• [Short problem]:
Collect each line holding the string "matplotlib".

• [Data block]:
═══
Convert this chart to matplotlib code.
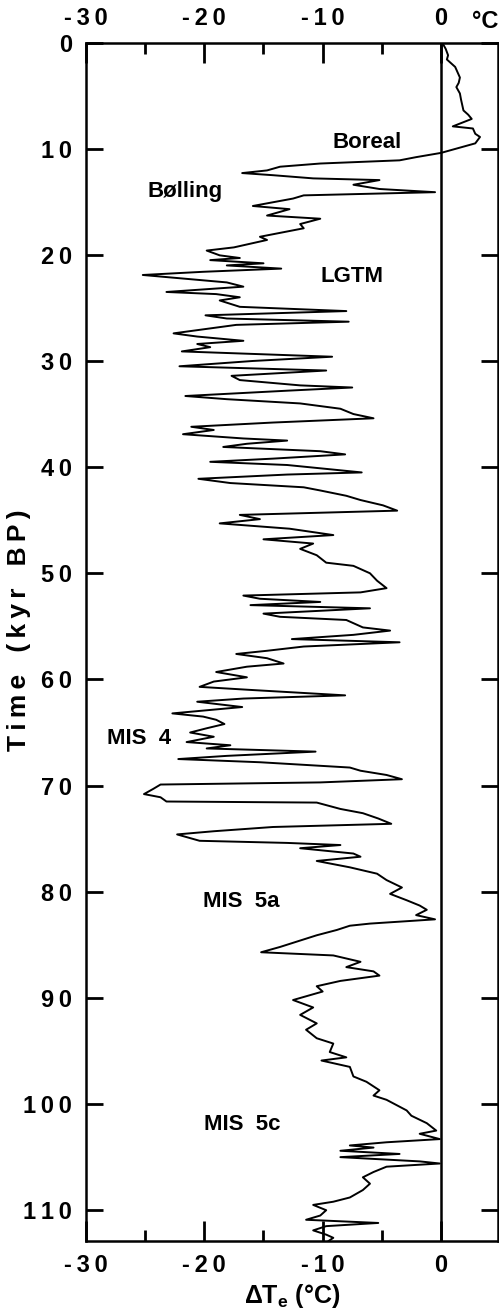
import matplotlib
matplotlib.use("Agg")
import matplotlib.pyplot as plt
from matplotlib.ticker import FixedLocator, FixedFormatter

# ---- data ----
time_kyr = [0.0, 0.6, 1.2, 1.6, 2.3, 2.8, 3.3, 3.8, 4.2, 4.8, 5.4, 5.9, 6.4, 6.8, 7.2, 7.9, 8.1, 8.6, 8.9, 9.5, 10.0, 10.4,
            10.8, 11.1, 11.4, 11.7, 12.05, 12.3, 12.5, 12.8, 12.96, 13.4, 13.8, 14.1, 14.4, 14.7, 15.4, 15.7, 16.3, 16.6,
            17.1, 17.5, 18.3, 18.6, 19.3, 19.6, 20.05, 20.3, 20.5, 20.8, 21.0, 21.3, 21.6, 21.9, 22.4, 22.6, 23.0,
            23.5, 23.7, 24.0, 24.3, 24.9, 25.3, 25.7, 26.0, 26.3, 26.6, 27.4, 27.7, 28.1, 28.4, 28.7, 29.1, 29.6, 30.0,
            30.5, 30.9, 31.4, 31.8, 32.3, 32.5, 32.8, 33.3, 33.6, 34.0, 34.5, 35.0, 35.4, 35.8, 36.2, 36.5, 36.9, 37.3,
            37.5, 37.8, 38.1, 38.5, 38.8, 39.2, 39.5, 39.8, 40.5, 40.7, 41.1, 41.5, 41.9, 42.2, 42.7, 43.1, 43.6, 44.1,
            44.5, 44.9, 45.3, 45.8,
            46.4, 46.8, 47.2, 47.7, 48.3, 49.0, 49.3, 50.0, 50.7, 51.4, 51.8, 52.1, 52.4, 52.7, 53.0, 53.3, 53.8, 54.1,
            54.4, 55.1, 55.4, 55.8, 56.2, 56.5, 56.9, 57.3, 57.6, 58.0, 58.5, 58.8, 59.3, 59.8, 60.2, 60.7, 61.0, 61.5,
            61.8, 62.1, 62.6, 63.2, 63.5, 63.8, 64.2, 64.6, 65.0, 65.4, 65.9, 66.2, 66.5, 66.8, 67.2, 67.5, 67.8, 68.3,
            68.6, 69.0, 69.4, 69.7, 69.9, 70.3, 70.8, 71.1, 71.5, 71.6, 72.2, 72.6, 73.1, 73.6, 73.9, 74.3, 74.6, 75.2,
            75.4, 75.6, 75.9, 76.4, 76.7, 77.1, 77.7, 78.3, 78.9, 79.6, 80.2, 80.8, 81.3, 81.7, 82.2, 82.6, 83.0, 83.2,
            83.6, 84.1, 84.6, 85.2, 85.7, 86.0, 86.6, 87.1, 87.5, 87.9, 88.4, 88.9, 89.4, 90.2, 90.9,
            91.6, 92.4, 93.0, 93.8, 94.3, 95.1, 95.6, 95.9, 96.5, 97.4, 97.9, 98.7, 99.2, 99.6, 100.6, 101.1, 101.8,
            102.5, 102.8, 103.3, 103.6, 103.9, 104.1, 104.4, 104.7, 105.0, 105.4, 105.6, 105.9, 106.4, 106.9, 107.5,
            108.1, 108.8, 109.2, 109.5, 110.0, 110.5, 110.9, 111.2, 111.5, 111.9, 112.3, 112.6, 112.9]
delta_te = [0.1, 0.4, 0.6, 0.5, 1.2, 1.4, 1.6, 1.5, 1.3, 1.6, 1.7, 1.8, 1.9, 2.3, 2.6, 1.0, 2.7, 2.9, 3.3, 2.9, 1.3, 0.0,
            -2.1, -3.5, -10.2, -13.6, -14.7, -16.8, -14.2, -10.8, -5.2, -7.4, -5.2, -0.5, -11.6, -12.5, -15.9, -12.8,
            -14.7, -10.2, -11.9, -11.6, -15.3, -14.7, -17.5, -19.8, -18.7, -17.0, -19.5, -15.0, -18.1, -13.5, -20.1,
            -25.2, -20.1, -18.1, -16.7,
            -23.2, -19.0, -17.0, -18.7, -17.0, -8.0, -19.9, -18.1, -7.8, -17.3, -22.6, -20.6, -16.7, -20.6, -19.5,
            -21.9, -9.2, -15.9, -22.1, -9.7, -17.7, -17.0, -11.9, -7.5, -13.0, -21.6, -18.1, -11.9, -8.5, -7.4, -5.7,
            -14.2, -21.1, -19.2, -21.8, -16.7, -13.0, -16.4, -18.4, -10.2, -8.1, -14.2, -19.5, -13.0, -6.7, -13.0,
            -20.5, -17.8, -11.6, -10.2, -8.0, -6.8, -4.9, -3.7, -17.0, -15.3, -18.7, -12.8,
            -9.1, -15.0, -10.8, -11.9, -10.5, -9.7, -7.4, -6.0, -5.4, -4.6, -6.8, -16.7, -15.3, -10.2, -16.1, -6.0,
            -15.0, -13.6, -8.0, -6.6, -4.3, -7.4, -12.6, -3.5, -11.6, -14.7, -17.3, -14.7, -13.3, -16.4, -19.0, -16.4,
            -19.2, -20.4, -15.9, -8.1, -16.7, -20.6, -16.8, -22.7, -20.1, -19.0, -18.3, -19.8, -21.2, -19.2, -21.5,
            -17.8, -19.8, -10.6, -18.1, -22.2, -15.3, -7.7,
            -6.8, -4.6, -3.3, -10.2, -23.7, -24.3, -25.1, -23.7, -23.2, -10.5, -8.5, -6.6, -5.3, -4.2, -14.2, -19.2,
            -22.3, -20.4, -13.0, -8.5, -11.9, -7.4, -6.8, -10.5, -7.7, -5.4, -4.6, -3.3, -4.3, -2.9, -1.8, -1.2, -2.1,
            -0.5, -6.0, -7.7, -8.8, -10.5, -11.9, -13.6, -15.2, -9.1, -6.8, -8.0, -5.7, -5.2, -8.5, -10.5, -10.0,
            -12.5, -10.8,
            -11.9, -10.5, -11.4, -10.5, -9.1, -9.4, -8.0, -10.1, -7.7, -7.4, -6.3, -5.2, -5.7, -4.6, -2.9, -2.5, -1.2,
            -0.4, -1.8, -0.1, -4.6, -7.7, -5.7, -8.5, -3.5, -8.5, -1.8, -0.1, -4.6, -5.7, -6.6, -6.0, -6.6, -7.7,
            -9.1, -10.8, -9.7, -10.2, -11.4, -5.3, -9.7, -10.8, -9.7, -9.1, -9.5]

x_major = [-30, -20, -10, 0]
x_minor = [-25, -15, -5]
x_labels = ["-30", "-20", "-10", "0"]
y_major = [0, 10, 20, 30, 40, 50, 60, 70, 80, 90, 100, 110]
y_labels = [str(v) for v in y_major]

annotations = [("Boreal", -6.2, 9.4), ("Bølling", -21.6, 14.0), ("LGTM", -7.5, 22.0),
               ("MIS  4", -25.5, 65.6), ("MIS  5a", -16.9, 80.9), ("MIS  5c", -16.8, 101.9)]

FAM = ["Liberation Sans", "DejaVu Sans"]
plt.rcParams["font.family"] = FAM
plt.rcParams["font.weight"] = "bold"

def spaced(s):
    return "\u2009".join(s)

W, H = 499, 1313
fig = plt.figure(figsize=(W / 100, H / 100), dpi=100)
left, right = 86 / W, 498 / W
top, bottom = 1 - 42.5 / H, 1 - 1241 / H
ax = fig.add_axes([left, bottom, right - left, top - bottom])

ax.plot(delta_te, time_kyr, color="black", lw=1.4)
ax.axvline(0, color="black", lw=1.8)

ax.set_xlim(-30, 4.82)
ax.set_ylim(112.9, 0)

for s in ax.spines.values():
    s.set_linewidth(1.8)

ax.xaxis.set_major_locator(FixedLocator(x_major))
ax.xaxis.set_major_formatter(FixedFormatter([spaced(l) for l in x_labels]))
ax.xaxis.set_minor_locator(FixedLocator(x_minor))
ax.yaxis.set_major_locator(FixedLocator(y_major))
ax.yaxis.set_major_formatter(FixedFormatter([spaced(l) for l in y_labels]))

ax.tick_params(axis="x", which="major", direction="in", length=14.5, width=2.0, top=True, bottom=True,
               labeltop=True, labelbottom=True, labelsize=17, pad=9)
ax.tick_params(axis="x", which="minor", direction="in", length=8, width=2.0, top=True, bottom=True)
ax.tick_params(axis="y", which="major", direction="in", length=12.5, width=2.0, left=True, right=True,
               labelleft=True, labelright=False, labelsize=17, pad=10)

for lab in ax.get_xticklabels() + ax.get_yticklabels():
    lab.set_fontweight("bold")

for txt, x, y in annotations:
    ax.text(x, y, txt, ha="center", va="center", fontsize=16, fontweight="bold")

fig.text(485 / W, 1 - 21 / H, "\u00b0C", ha="center", va="center", fontsize=17, fontweight="bold")

ax.set_xlabel("\u0394T$_{\\mathregular{e}}$ (\u00b0C)", fontsize=18, fontweight="bold", labelpad=4)
ax.set_ylabel(spaced("Time") + "   " + spaced("(kyr") + "   " + spaced("BP)"), fontsize=19, fontweight="bold")
ax.yaxis.set_label_coords((31 - 86) / 412, 0.51)

fig.savefig("out.png", dpi=100)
═══
• [Answer for the task]:
Convert this chart to matplotlib code.
import matplotlib
matplotlib.use("Agg")
import matplotlib.pyplot as plt
from matplotlib.ticker import FixedLocator, FixedFormatter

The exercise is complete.